Но известная мудрость гласит: «Не спрашивай, по ком открывается кормушка, – она открывается по тебе». Однажды из кормушки его просто позвали «с вещами», а они так и гадали, зачем эти дни были с ним вместе.
21
Ленин
Ритуал отхода ко сну в карцере был особый. Сначала надо было дождаться вечерней проверки (этого ждали с шести утра и до восьми вечера с перерывом на утреннюю проверку в восемь). Затем два часа, точнее, часа полтора, можно было ждать времени вечернего туалета. В полдесятого можно было сделать свои вечернетуалетные дела и самозабвенно вычистить все зубы, которые имелись в наличии.
Впрочем, с туалетными делами возникала одна деликатная проблема: почти всю верхнюю часть тормозов занимало оргстекло – прозрачное, большое, для хорошего просмотра. И ровно напротив этого стекла, поднятое на две ступеньки, возвышалось то, что в тюрьме носит очень много имен и с чем хочется иметь дел как можно меньше, и желательно – в полном уединении. Конструкция карцера к ощущению полного уединения не располагала, скорее, можно было чувствовать себя выступающим на сцене. А учитывая, что корпус был женским и продольные все – девушки, можно было надеяться на благодарных зрителей. Правда, скромники возможностями рекламы не пользовались и делали все так, будто сдавали норматив.
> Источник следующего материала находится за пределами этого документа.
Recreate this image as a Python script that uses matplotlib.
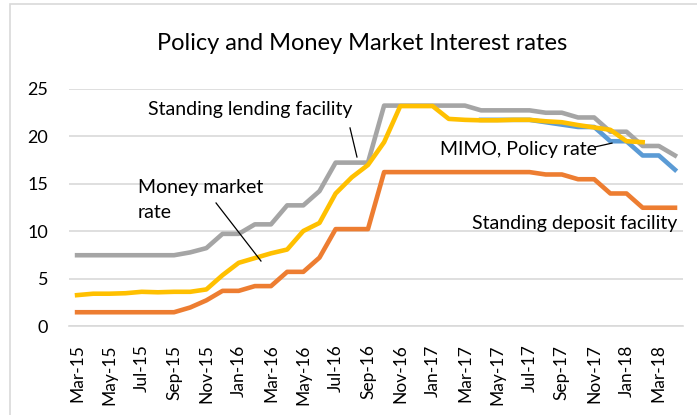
import matplotlib
matplotlib.use("Agg")
import matplotlib.pyplot as plt
import numpy as np
from matplotlib.patches import Rectangle

plt.rcParams['font.family'] = ['Lato', 'DejaVu Sans']

# monthly categories, Mar-15 .. Apr-18
months = ["Mar-15", "Apr-15", "May-15", "Jun-15", "Jul-15", "Aug-15", "Sep-15",
          "Oct-15", "Nov-15", "Dec-15", "Jan-16", "Feb-16", "Mar-16", "Apr-16",
          "May-16", "Jun-16", "Jul-16", "Aug-16", "Sep-16", "Oct-16", "Nov-16",
          "Dec-16", "Jan-17", "Feb-17", "Mar-17", "Apr-17", "May-17", "Jun-17",
          "Jul-17", "Aug-17", "Sep-17", "Oct-17", "Nov-17", "Dec-17", "Jan-18",
          "Feb-18", "Mar-18", "Apr-18"]

lending = [7.5, 7.5, 7.5, 7.5, 7.5, 7.5, 7.5,
           7.8, 8.25, 9.75, 9.75, 10.75, 10.75, 12.75, 12.75, 14.25, 17.25, 17.25, 17.25,
           23.25, 23.25, 23.25, 23.25, 23.25, 23.25,
           22.75, 22.75, 22.75, 22.75, 22.5, 22.5, 22.0, 22.0, 20.5, 20.5, 19.0, 19.0, 18.0]

deposit = [1.5, 1.5, 1.5, 1.5, 1.5, 1.5, 1.5,
           2.0, 2.75, 3.75, 3.75, 4.25, 4.25, 5.75, 5.75, 7.25, 10.25, 10.25, 10.25,
           16.25, 16.25, 16.25, 16.25, 16.25, 16.25, 16.25, 16.25, 16.25, 16.25,
           16.0, 16.0, 15.5, 15.5, 14.0, 14.0, 12.5, 12.5, 12.5]

money_market = [3.3, 3.45, 3.45, 3.5, 3.65, 3.6, 3.65, 3.65, 3.9,
                5.4, 6.7, 7.2, 7.7, 8.1, 10.05, 10.9, 14.0, 15.7, 17.0, 19.4,
                23.2, 23.2, 23.2, 21.85, 21.75, 21.7, 21.7, 21.75, 21.75,
                21.6, 21.5, 21.2, 20.95, 20.7, 19.5, 19.4, np.nan, np.nan]

mimo = [np.nan] * 25 + [21.75, 21.75, 21.75, 21.75, 21.5, 21.25,
                        21.0, 21.0, 19.5, 19.5, 18.0, 18.0, 16.5]

x = np.arange(len(months))

fig = plt.figure(figsize=(6.97, 4.15), dpi=100)
ax = fig.add_axes([0.099, 0.2133, 0.881, 0.5723])

# outer chart frame (clipped at right / bottom like the source)
fig.patches.append(Rectangle((10 / 697, -0.1), 1.2, 1.1 - 4.5 / 415,
                             transform=fig.transFigure, fill=False,
                             edgecolor='#d9d9d9', linewidth=1.2))

lw = 3.3
ax.plot(x, deposit, color='#ED7D31', lw=lw, solid_joinstyle='round', zorder=3)
ax.plot(x, lending, color='#A5A5A5', lw=lw, solid_joinstyle='round', zorder=3)
ax.plot(x, mimo, color='#5B9BD5', lw=lw, solid_joinstyle='round', zorder=3)
ax.plot(x, money_market, color='#FFC000', lw=lw, solid_joinstyle='round', zorder=4)

ax.set_xlim(-0.5, len(months) - 0.5)
ax.set_ylim(0, 25)
ax.set_yticks([0, 5, 10, 15, 20, 25])
ax.set_xticks(x[::2])
ax.set_xticklabels(months[::2], rotation=90, fontsize=12.5)
ax.tick_params(axis='y', labelsize=13, length=0, pad=15)
ax.tick_params(axis='x', length=0, pad=13)
ax.grid(axis='y', color='#d9d9d9', lw=1.2)
ax.set_axisbelow(True)
for side in ['top', 'right', 'left']:
    ax.spines[side].set_visible(False)
ax.spines['bottom'].set_color('#d9d9d9')
ax.spines['bottom'].set_linewidth(1.2)

fig.text(0.519, 0.896, "Policy and Money Market Interest rates",
         ha='center', va='center', fontsize=17)

# annotations with leader lines
ax.text(10.73, 22.8, "Standing lending facility", ha='center', va='center', fontsize=14)
ax.plot([16.89, 17.32], [20.9, 17.84], color='black', lw=0.9, zorder=5)

ax.text(3.77, 14.58, "Money market", ha='left', va='center', fontsize=14)
ax.text(3.77, 12.05, "rate", ha='left', va='center', fontsize=14)
ax.plot([8.6, 11.38], [13.0, 6.89], color='black', lw=0.9, zorder=5)

ax.text(22.46, 18.58, "MIMO, Policy rate", ha='left', va='center', fontsize=14)
ax.plot([32.05, 33.1], [18.9, 19.3], color='black', lw=0.9, zorder=5)

ax.text(37.12, 10.79, "Standing deposit facility", ha='right', va='center', fontsize=14)

fig.savefig("out.png", dpi=100)
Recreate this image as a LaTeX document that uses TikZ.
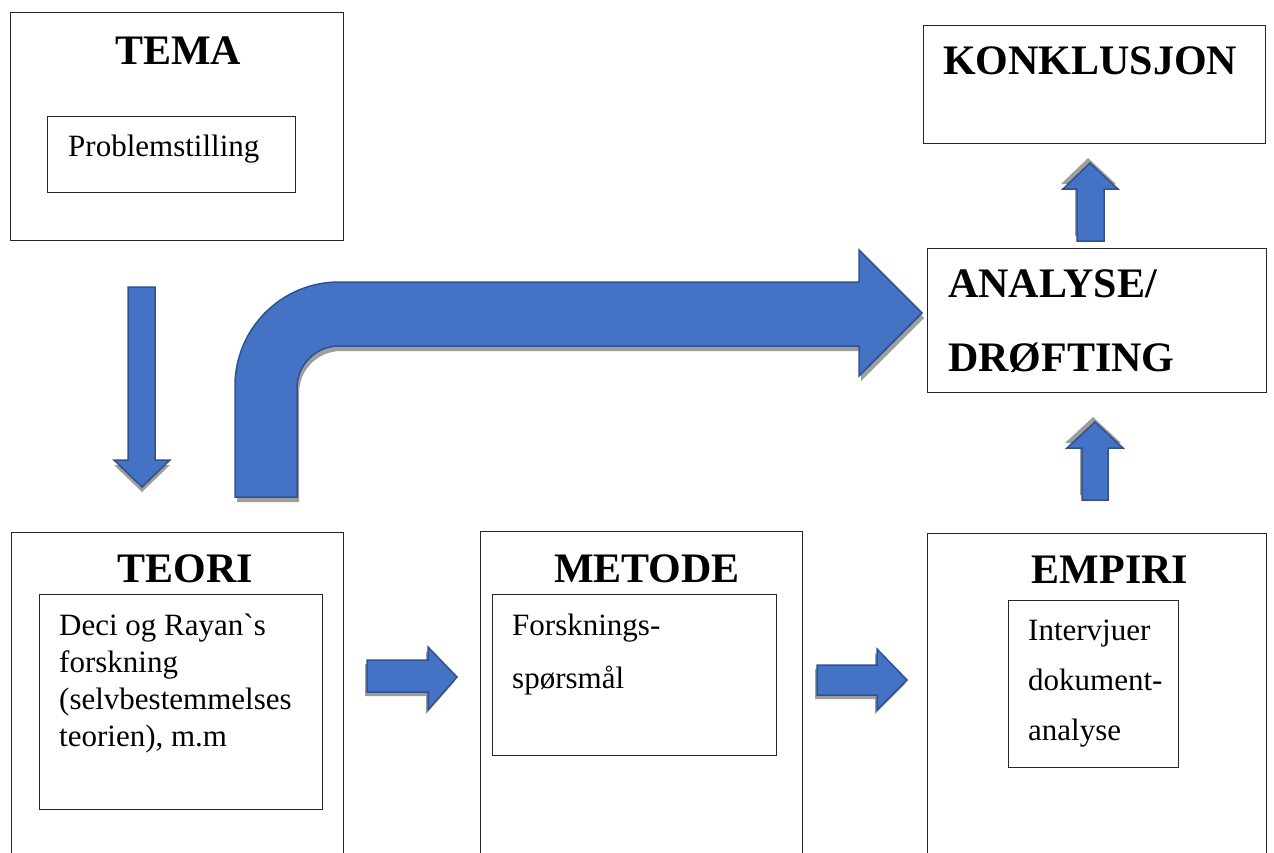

Разделавшись с вечерним туалетом, можно было ждать, когда откроется дверь и скажут: «Пойдем!» Услышав заветное «Пойдем!», он бодро пошел за угол по коридору забирать свою вату. Оставалось совсем чуть-чуть: когда его ввели назад в карцер, нара уже была размурована. Дальше просто: одной рукой держишь вату, а другой поднимаешь нару, кидаешь сверху вату, удерживаешь освободившейся рукой и, не отпуская, лезешь под нару, чтобы достать из стены железный треугольник и дать наре опору. С непривычки казалось сложным, но на третий день делаешь бодро. Дальше – лечь! О… лечь! Он залез под одеяло! О дурацких ритуалах вроде раздевания даже не думал – в первую ночь чуть не околел. Просто лечь, просто вытянуться, закрыть глаза, не шевелиться! За стеклом в вытянутом гробике карцера под негаснущей лампой он лежал, скрестив руки на груди (так теплее), и был похож на Ленина. «Я Ленин!» – подумал, засыпая.